Scramble is a play-by-mail game published by Furypost Games.

==Gameplay==
Scramble is a ten-player, computer-moderated play-by-mail modern warfare strategy game in which the players deplete national treasuries in the first turn to muster armies and vie for global control. Set on a world map divided into ten continental regions and 93 provinces, players initially command scattered territories, gradually consolidating power through troop deployment, strategic production, and regional dominance to gain powerful economic advantages. Gameplay is driven by a structured turn system, where each player submits ten orders per turn, choosing from production, movement/combat, and intelligence-gathering operations. Armies include various division types—Infantry, Mechanized Infantry, Armor, Mountain, and Alpine—with fortifications boosting province defense. Movement is dynamic, allowing for invasions, adjacent maneuvers, and airlifts, while espionage helps players anticipate threats. Diplomacy is vital and conducted through 3x5 message cards relayed by the moderator. With global conflict prone to ripple effects, constant intelligence and negotiation become as essential as firepower.

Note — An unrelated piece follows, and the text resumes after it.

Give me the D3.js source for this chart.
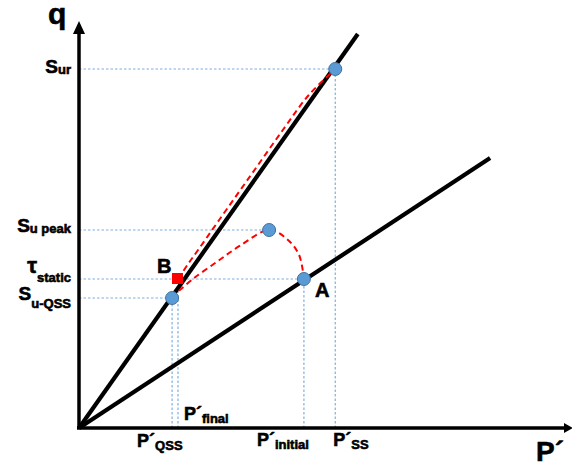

Startup materials include a 17-page rulebook, detailed maps, data sheets, and a free turn, while progress is tracked through routine newsletters, production updates, and battle alert postcards.

==Reception==
Stewart Wieck reviewed Scramble in White Wolf #10 (1988), rating it a 6 out of 10 and stated that "Scramble has a lot to offer for its price. Its best advantages are its minimum turn around time of only eight days, and its reasonable [...] turn price. The action is furious and inexpensive. Wargamers and Risk fanatics should definitely give it a try."